Meat & Wool New Zealand, the Meat Industry Association and Deer Industry New Zealand have warned Parliament’s Finance and Expenditure Select Committee that the Emissions Trading Scheme (ETS) in its current form threatens the sustainability of the sheep, beef and deer industry in New Zealand.

Meat & Wool New Zealand Chairman, Mike Petersen told the Select Committee yesterday that at a carbon price of $25/t per tonne the ETS would cost the average sheep and beef farmer $40,000 per year. With the average farm family only making a farm profit before tax, living expenses and drawings on average over the last 10 years of $65,000 per year, it doesn’t leave many businesses viable.

Payment for carbon emissions would become the biggest on-farm cost making up 25 per cent of total expenditure for the average sheep and beef farmer and costing on average $9 per stock unit.

“New Zealand sheep and beef farmers recognise environmental sustainability is critical, but there is a balance that must be found so that the sector remains economically viable.”

Mr Petersen said the price of carbon was an unknown factor that made the sheep, beef and deer industry very nervous.

“At a possible $50/t the viability of the sheep, beef and deer industry would be seriously questioned even with an allocation of 90 per cent of New Zealand Carbon Units.”
Mr Petersen said those who suggested sheep and beef farmers plant trees to off-set their on-farm emissions were being too simplistic.

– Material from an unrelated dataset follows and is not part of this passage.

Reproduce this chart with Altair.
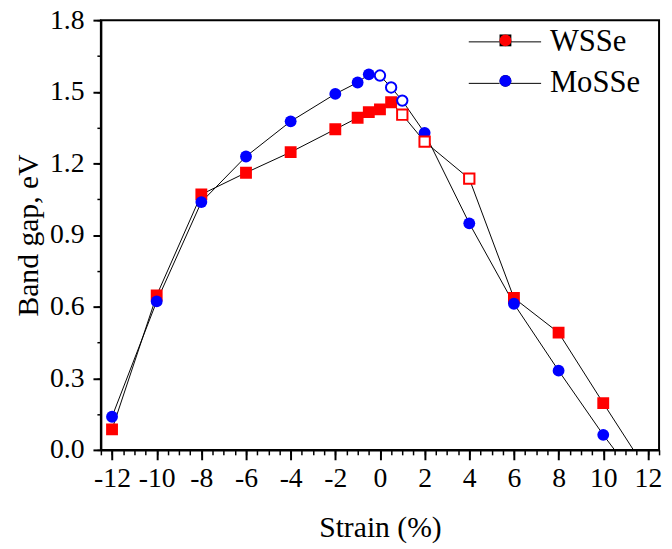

“There is still plenty of debate surrounding how much land farmers would need to plant—some say 10-20% of the farm.

“Of major concern to me is if large areas of farmland are planted in trees to gain credits, it is going to have a negative impact on the economy as a whole as agricultural production decreases, and simply shifts the emission problem overseas, where our lost production will be replaced by our competitors.

“And planting trees only buys time before the issue of emitting carbon has to be addressed and misses the point of solving carbon emissions from livestock and other emitting sectors.”

Meat Industry Association Chairman, Bill Falconer told the Select Committee that the point of obligation for agricultural emissions in the ETS needs to be at the farmer level to encourage farmers to mitigate emissions. If processors were made the point of obligation it would be impossible to have a scheme that provided a clear market signal to farmers.

Mr Falconer said the ability to pass on the carbon costs to customers is nearly non-existent, given 90 per cent of production is exported and no other international competitors are placing a price on agricultural emissions.

“If all of the carbon costs were passed on to the domestic market at $25/t the retail price of red meat would increase by 180 per cent”.

Deer Industry New Zealand Chairman, John Scurr said his organisation did not support the inclusion of agricultural greenhouse gases in an ETS until practical tools have been developed to allow behaviour change. The ETS will result in a reduction in international competitiveness, carbon leakage and ignores the rural community’s economic and social well being.
“The Government and industry need a laser-sharp focus on the development of tools to reduce methane and nitrous-oxide emissions from animals. It is a huge challenge, but would make a real contribution to the reduction in global emissions”.